What is all the more galling is that the US asked Gen. Musharraf to remove Lt. Gen. Mahmood Ahmed after India furnished to the United States evidence of Mahmood’s hand in the terrorist attack on the World Trade Centre and Pentagon. Washington was told that it was at the instance of Mahmood that Sheikh Syed, a terrorist who was released by India from a Jammu jail to secure the release of the passengers of a hijacked plane, had sent $100,000 to Mohammad Atta, the man who piloted one of the hijacked plane to New York and then crashed into the World Trade Centre.

India is, however, satisfied with what is going on in Afghanistan. External Affairs Minister, Mr. Jaswant Singh, has gone on record to say that the removal of Taliban from power would be to the advantage of India because Al-Qaeda had been funding and training the terrorists operating in Jammu and Kashmir. With the Taliban and Osama gone and with Pakistan under US pressure to wind up its terrorist agenda, Kashmir may see a relative peace in the days to come. India has offered $100 million for relief and reconstruction of the war-torn Afghanistan.

The Prime Minister, Mr. Vajpayee, was elated that President Bush spoke to him on telephone to discuss Afghanistan and decided to send his Secretary of State, Colin Powell, to New Delhi, to brief him on the situation. Mr. Vajpayee also spoke to President Putin on telephone to discuss the issue. India, Russia and Iran all favour Northern Alliance to have a key role in Afghanistan. Last week, they had a joint meeting in Dushanbe, to discuss their strategy.

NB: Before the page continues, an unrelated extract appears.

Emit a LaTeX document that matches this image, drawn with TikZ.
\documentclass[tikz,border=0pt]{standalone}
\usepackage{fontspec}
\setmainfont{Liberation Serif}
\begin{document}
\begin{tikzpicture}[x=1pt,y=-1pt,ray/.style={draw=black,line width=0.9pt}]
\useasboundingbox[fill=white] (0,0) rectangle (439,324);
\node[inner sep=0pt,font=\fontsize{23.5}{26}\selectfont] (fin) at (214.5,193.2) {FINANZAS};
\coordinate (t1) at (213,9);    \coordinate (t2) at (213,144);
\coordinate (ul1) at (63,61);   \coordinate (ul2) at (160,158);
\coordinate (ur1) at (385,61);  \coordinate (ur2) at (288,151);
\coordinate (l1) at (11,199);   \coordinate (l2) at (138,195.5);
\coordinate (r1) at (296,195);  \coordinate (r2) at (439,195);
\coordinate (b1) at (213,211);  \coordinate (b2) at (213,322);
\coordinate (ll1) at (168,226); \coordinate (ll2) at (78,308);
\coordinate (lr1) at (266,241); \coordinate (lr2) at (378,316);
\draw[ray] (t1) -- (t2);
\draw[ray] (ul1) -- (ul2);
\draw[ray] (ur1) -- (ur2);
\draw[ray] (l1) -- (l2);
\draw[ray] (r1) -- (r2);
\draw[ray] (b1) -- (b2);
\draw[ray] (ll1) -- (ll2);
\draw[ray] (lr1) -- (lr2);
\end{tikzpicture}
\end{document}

Pakistani and Indian stakes

Commenting on the Indian response to the terrorist attacks on America, political observers say, it be based on ground realities, the motivations and objectives of the US, the rationale and implications of Pakistani President Musharraf’s decision to cooperate with the US in this campaign; and finally the extent to which the Indian response will safeguard India’s national interests.

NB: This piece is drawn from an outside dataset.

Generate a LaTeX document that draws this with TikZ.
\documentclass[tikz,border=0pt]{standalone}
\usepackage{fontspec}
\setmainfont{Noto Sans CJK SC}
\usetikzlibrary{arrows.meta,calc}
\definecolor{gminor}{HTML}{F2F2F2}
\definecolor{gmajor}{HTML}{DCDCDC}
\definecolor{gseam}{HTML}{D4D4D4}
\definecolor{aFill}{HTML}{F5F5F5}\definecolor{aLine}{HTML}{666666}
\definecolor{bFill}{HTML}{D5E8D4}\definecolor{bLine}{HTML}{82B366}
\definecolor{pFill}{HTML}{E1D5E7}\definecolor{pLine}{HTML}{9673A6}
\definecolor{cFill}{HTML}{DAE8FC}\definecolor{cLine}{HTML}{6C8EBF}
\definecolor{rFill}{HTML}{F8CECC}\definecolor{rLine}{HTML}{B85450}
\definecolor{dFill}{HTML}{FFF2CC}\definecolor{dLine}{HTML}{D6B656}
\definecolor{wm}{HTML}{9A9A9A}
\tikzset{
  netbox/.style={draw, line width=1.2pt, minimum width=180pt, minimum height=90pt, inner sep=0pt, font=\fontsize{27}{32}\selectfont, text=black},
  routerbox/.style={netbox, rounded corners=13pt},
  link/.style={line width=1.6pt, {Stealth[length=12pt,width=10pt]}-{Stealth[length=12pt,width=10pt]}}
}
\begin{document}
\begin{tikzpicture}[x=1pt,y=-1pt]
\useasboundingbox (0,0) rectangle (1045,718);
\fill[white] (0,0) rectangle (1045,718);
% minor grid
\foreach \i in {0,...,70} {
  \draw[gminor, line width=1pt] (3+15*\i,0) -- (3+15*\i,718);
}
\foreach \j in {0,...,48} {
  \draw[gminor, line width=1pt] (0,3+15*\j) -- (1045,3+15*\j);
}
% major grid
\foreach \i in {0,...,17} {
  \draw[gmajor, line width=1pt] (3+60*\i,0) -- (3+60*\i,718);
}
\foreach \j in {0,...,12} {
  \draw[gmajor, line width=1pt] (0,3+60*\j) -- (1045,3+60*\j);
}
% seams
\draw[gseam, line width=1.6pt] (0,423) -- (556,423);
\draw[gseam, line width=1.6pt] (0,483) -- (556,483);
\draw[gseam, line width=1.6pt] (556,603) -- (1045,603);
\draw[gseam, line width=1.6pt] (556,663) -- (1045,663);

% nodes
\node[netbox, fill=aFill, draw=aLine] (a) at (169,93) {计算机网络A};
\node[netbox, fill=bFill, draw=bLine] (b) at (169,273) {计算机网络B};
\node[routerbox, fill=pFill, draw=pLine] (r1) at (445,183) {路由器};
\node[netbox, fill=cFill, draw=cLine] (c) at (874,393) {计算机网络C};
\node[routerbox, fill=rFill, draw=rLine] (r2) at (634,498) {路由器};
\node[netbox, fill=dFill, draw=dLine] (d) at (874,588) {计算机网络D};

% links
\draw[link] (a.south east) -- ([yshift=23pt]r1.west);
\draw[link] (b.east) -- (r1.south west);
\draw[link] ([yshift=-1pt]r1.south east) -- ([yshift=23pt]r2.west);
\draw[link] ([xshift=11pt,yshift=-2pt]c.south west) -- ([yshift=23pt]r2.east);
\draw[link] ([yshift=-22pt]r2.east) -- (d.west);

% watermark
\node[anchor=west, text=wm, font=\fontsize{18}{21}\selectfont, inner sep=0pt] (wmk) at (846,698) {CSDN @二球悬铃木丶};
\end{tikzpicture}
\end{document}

Both Prime Minister Vajpayee and Foreign Minister Jaswant Singh initially extended unreserved support to the US. The Indian government offered, without any preconditions, whatever operational, logistic or intelligence cooperation that the US required in its anti-terrorist campaign. India did not link terrorism with any religious or ethnic community. But, it hopes that the campaign will cover all categories of terrorism, including cross-border terrorism, against India.

These points form the message conveyed by National Security Advisor Brajesh Mishra and the Foreign Minister Jaswant Singh during their meetings with President Bush and his cabinet colleagues in Washington in the last one month. The US response to the Indian policy stance so far has disappointed public perceptions in India. No US pronouncement acknowledged that a major democracy and an important Asian power like India had pledged full and unconditional support to the US. There were no indications that the US could include cross border terrorism, against India, originating in Pakistan, in the ambit of its campaign.

While India wholeheartedly supports the US joining the war on terrorism, there are worries whether general Musharraf will not extract a price from the US for his cooperation by getting Pakistani terrorism against India and the proxy war in Kashmir exempted from the definition of terrorism.

All the media reports in the US indicate that US-Pakistani cooperation in dealing with Taliban and Osama bin Laden is not very intense. A major article in the Washington Post of October 3, 2001 under the byline of Bob Woodward, refers to how the Clinton administration’s efforts to capture bin Laden through a commando raid from Pakistani soil approved by Nawaz Sharif and then ISI chief general Ziauddin was aborted by the military coup of general Aziz which led to the takeover by general Musharraf in 1999. Similarly, an op-ed article by Jim Hoagland dwells on the unreliability of Pakistan as an ally. Anti-US demonstrations in Pakistan have received wide coverage in the US electronic media. So also the US emissary’s discussions with ex-king Zahir Shah and the Northern Alliance. The Americans are sensitive to the Pakistani ISI and armed forces being penetrated by Taliban and pro-bin Laden elements. In a speech he made it clear that he was yielding to the US demand to join the coalition only in the same spirit in which the Holy Prophet made tactical compromises with his enemies to bide his time to vanquish them later has not passed unnoticed. Therefore, even while US officials will continue to maintain in public that US-Pakistan intelligence cooperation is going on well, the US will be very careful in accepting at face value any intelligence offered by the Pakistani ISI without independent verification. General Musharraf has also made it clear that Pakistani land facilities are not likely to be available except as a last resort. The Pakistani ruler is attempting to run with the hare and hunt with the hound. Pakistan has opposed US support to the Northern Alliance or negotiating with ex-king Zahir Shah. Given these factors, military expert K. Subramanian, says India must be careful in assessing the nature of US-Pakistan cooperation and its likely long-term consequences.

The US strategy to attempt to cultivate Pakistan in the war against the Taliban makes eminent tactical and strategic sense. Pakistan is geographically adjacent to Afghanistan and, therefore, is in a position to provide facilities to launch a military operation against Afghanistan. Second, by compelling Pakistan to cooperate at least publicly with the US-led coalition, a wedge is created between the Taliban and the non-jehadi public in Pakistan. Pakistan’s reluctant cooperation with the US opens a new front against the Taliban which has to divide its forces and attention between the military effort from the north and south. Pakistan has been compelled to close its border and stop the flow of further supplies, including fuel, to the Taliban. This is bound to hurt the Taliban in terms of its capability to resist military operations from the north. The US has extracted permission from Pakistan to overfly its airspace for conducting operations against the Taliban. Therefore, Pakistan is a crucial factor in America’s strategy against the Taliban. That does not necessarily mean that the US will rely on Pakistan for its commando operations. Pakistan finds itself in an unenviable position.